雨淅淅沥沥的下着,落在铺满柏油的马路上,挣扎着溅起水滴复而又被无尽大地吸收了。天是灰色的,雨是灰色,林立的高楼也是灰色的。一个男人正从一家公司走出来,站在台阶上皱着眉看了看天上,浓云滚滚,云层之中偶有闪电划过,一时间照亮了一片区域紧接着又暗了下去。男人不自主的爆了句粗口:“艹,该死的天气预报,没一次是准过的。”

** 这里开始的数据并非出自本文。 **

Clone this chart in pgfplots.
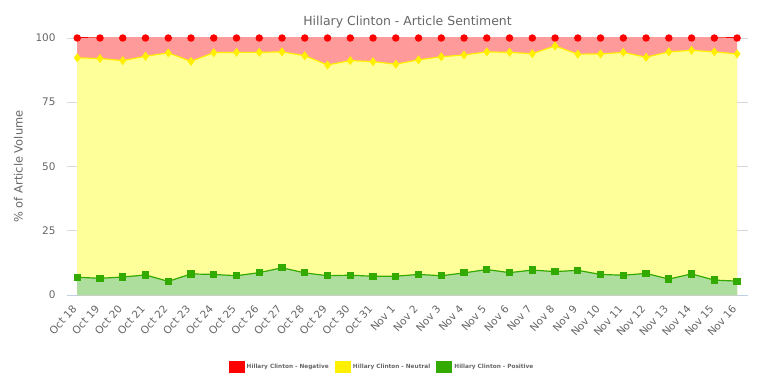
\documentclass[border=0pt]{standalone}
\usepackage{fontspec}
\setmainfont{DejaVu Sans}
\usepackage{pgfplots}
\usepackage{pgfplotstable}
\pgfplotsset{compat=1.18}
\definecolor{negline}{HTML}{FF0000}
\definecolor{negfill}{HTML}{FF9A9A}
\definecolor{neuline}{HTML}{FFF000}
\definecolor{neufill}{HTML}{FFFF99}
\definecolor{posline}{HTML}{33AA00}
\definecolor{posfill}{HTML}{AEDE9E}
\definecolor{txtgray}{HTML}{666666}
\definecolor{gridgray}{HTML}{D8D8D8}
\definecolor{axisblue}{HTML}{C0D0E0}
\pgfplotstableread{
x neg neu pos
0 100 92.3 6.9
1 100 92.0 6.5
2 100 91.2 7.0
3 100 92.9 7.8
4 100 94.2 5.3
5 100 90.9 8.2
6 100 94.3 8.0
7 100 94.4 7.5
8 100 94.4 8.7
9 100 94.6 10.6
10 100 93.1 8.6
11 100 89.5 7.5
12 100 91.2 7.7
13 100 90.8 7.3
14 100 89.8 7.3
15 100 91.5 8.0
16 100 92.7 7.5
17 100 93.4 8.6
18 100 94.6 9.9
19 100 94.4 8.7
20 100 93.9 9.7
21 100 96.9 9.1
22 100 93.7 9.6
23 100 93.8 8.0
24 100 94.4 7.7
25 100 92.5 8.4
26 100 94.6 6.2
27 100 95.2 8.2
28 100 94.6 5.8
29 100 93.8 5.4
}\datatable
\begin{document}
\begin{tikzpicture}
\path[use as bounding box] (-67bp,-91bp) rectangle (705bp,295bp);
\begin{axis}[
  at={(0,0)}, anchor=south west,
  scale only axis, width=681bp, height=257bp,
  xmin=-0.45, xmax=29.48, ymin=0, ymax=100,
  clip=false,
  axis x line*=bottom,
  axis y line*=left,
  x axis line style={draw=axisblue, line width=0.8pt, -},
  y axis line style={draw=none, -},
  ytick={0,25,50,75,100},
  ymajorgrids, grid style={gridgray, line width=0.6pt},
  xtick={0,...,29},
  xticklabels={Oct 18,Oct 19,Oct 20,Oct 21,Oct 22,Oct 23,Oct 24,Oct 25,Oct 26,Oct 27,Oct 28,Oct 29,Oct 30,Oct 31,Nov 1,Nov 2,Nov 3,Nov 4,Nov 5,Nov 6,Nov 7,Nov 8,Nov 9,Nov 10,Nov 11,Nov 12,Nov 13,Nov 14,Nov 15,Nov 16},
  major tick length=0pt,
  /pgf/number format/assume math mode=true,
  tick label style={font=\fontsize{10.5}{12}\selectfont, text=txtgray},
  xticklabel style={anchor=east, inner sep=1pt, xshift=-2bp, yshift=-11bp, rotate=48},
  yticklabel style={xshift=-8bp},
  ylabel={\% of Article Volume},
  ylabel style={font=\fontsize{11.5}{13}\selectfont, text=txtgray, yshift=6bp},
  title={Hillary Clinton - Article Sentiment},
  title style={font=\fontsize{12.5}{14}\selectfont, text=txtgray, yshift=0bp},
  legend style={at={(0.4626,-0.28)}, anchor=center, draw=none, fill=none,
    font=\bfseries\fontsize{5.8}{7}\selectfont, text=txtgray, legend columns=3,
    /tikz/every even column/.append style={column sep=4bp}},
  legend image code/.code={\fill (0bp,-5.5bp) rectangle (15bp,5.5bp);},
]
\addplot[draw=none, fill=negfill, forget plot] table[x=x,y=neg]{\datatable} \closedcycle;
\addplot[draw=none, fill=neufill, forget plot] table[x=x,y=neu]{\datatable} \closedcycle;
\addplot[draw=none, fill=posfill, forget plot] table[x=x,y=pos]{\datatable} \closedcycle;
\addplot[color=negline, line width=1pt, mark=*, mark size=3.2bp, mark options={fill=negline, draw=negline}] table[x=x,y=neg]{\datatable};
\addlegendentry{Hillary Clinton - Negative}
\addplot[color=neuline, line width=1.2pt, mark=diamond*, mark size=3.6bp, mark options={fill=neuline, draw=neuline}] table[x=x,y=neu]{\datatable};
\addlegendentry{Hillary Clinton - Neutral}
\addplot[color=posline, line width=1.2pt, mark=square*, mark size=3bp, mark options={fill=posline, draw=posline}] table[x=x,y=pos]{\datatable};
\addlegendentry{Hillary Clinton - Positive}
\end{axis}
\end{tikzpicture}
\end{document}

男人刚想着等会雨铁定是越下越大,一阵头疼就侵袭了他。他狠命地锤了锤自己的脑袋,吐槽道:“怎么回事,头疼都快一周了,我不会得了神经病了吧,明天周末去医院看看。”说完就用两手撑着衣服冲进了雨里。不知道为什么,男人一出去,雨就大了起来,他咬咬牙加快了脚步。从公司到地铁站不过区区300米,而现在他仿佛感觉要走上那么个一年!有多绝望?他甚至感觉就这么被雷劈死算了。
男人叫梅海,刚从大学毕业不久,因为学的是美声和舞蹈,模样又俊朗干净,早早的便被一家经纪公司看上了,这几年一直利用学业之余去公司练习。最近刚完全从学校里走出来,全身心投入到练习,成了经纪公司的一名练习生。公司大部分人都认为梅海前途无量,公司也倾力栽培梅海。梅海亦是争气,几次出镜之后也有了一些名气。只是他总觉得自己少了点什么,具体是什么他说不上来。
啪嗒,一脚踩到了地铁口的台阶,梅海感觉整个人都松了一下,扭头一看拎在手里的衣服几乎全部湿了,他叹了口气,乘电梯向下入站。这种天气加上练到这个点人们少有出行,坐末班车梅海已经习以为常了。地铁站也是湿漉漉的,梅海松了松领口,浑身上下都感觉不舒服就好像有蚂蚁再爬。4号线还有几分钟才能到,他没事打量着路人,有个年轻人低头看着手机,光线印在他的脸上,随着内容的变化而明暗。还有个木讷的老头,呆呆地盯着铁轨对面的广告,手里伞上的水珠滑落到大理石地板上。不多时,梅海又感觉熟悉的头疼头晕来了,他捂着头用手指按摩头骨。呼!!4号线毫无征兆地驶过,几秒钟后缓缓停了,梅海捂着头上了车。
灯光是昏暗的,视线模糊看不清楚,列车时不时会晃动几下,车厢里让人昏昏欲睡的气氛弥漫着。车慢慢停下又慢慢启动,循环往复,不知道过了几站,梅海猛得惊醒,车厢里的灯像是接触不良一样闪烁还发出滋滋的电流声,“安全出口”标志发出的绿光让梅海毛骨悚然,环顾四周他发现只有自己一个人了。“不会吧,应该没有像恐怖电影里那种阿飘吧”梅海艰难的扯了扯嘴角。列车仍在行驶,经过隧道时不时传来的风声就像…就像是厉鬼在嘶吼。梅海感觉列车在加速,他死死地抓着扶手不让自己偏离座位。突然,响亮的汽笛声如惊雷般炸在梅海的耳边,车厢里的灯也随之变成暗红色。梅海一下子跳了起来,因为车厢的墙壁上渗出了液体流到了他的背上,他惊恐地看着墙壁,祈祷着不要爬出来一群尸体。一阵阴风缓缓飘过,梅海闻到了一股甘甜又参杂着铁锈的味道,紧接着他就看到前面的车厢在形变,破裂,他下意识地用手去挡,但是这时头一昏,梅海直挺挺地倒在地上。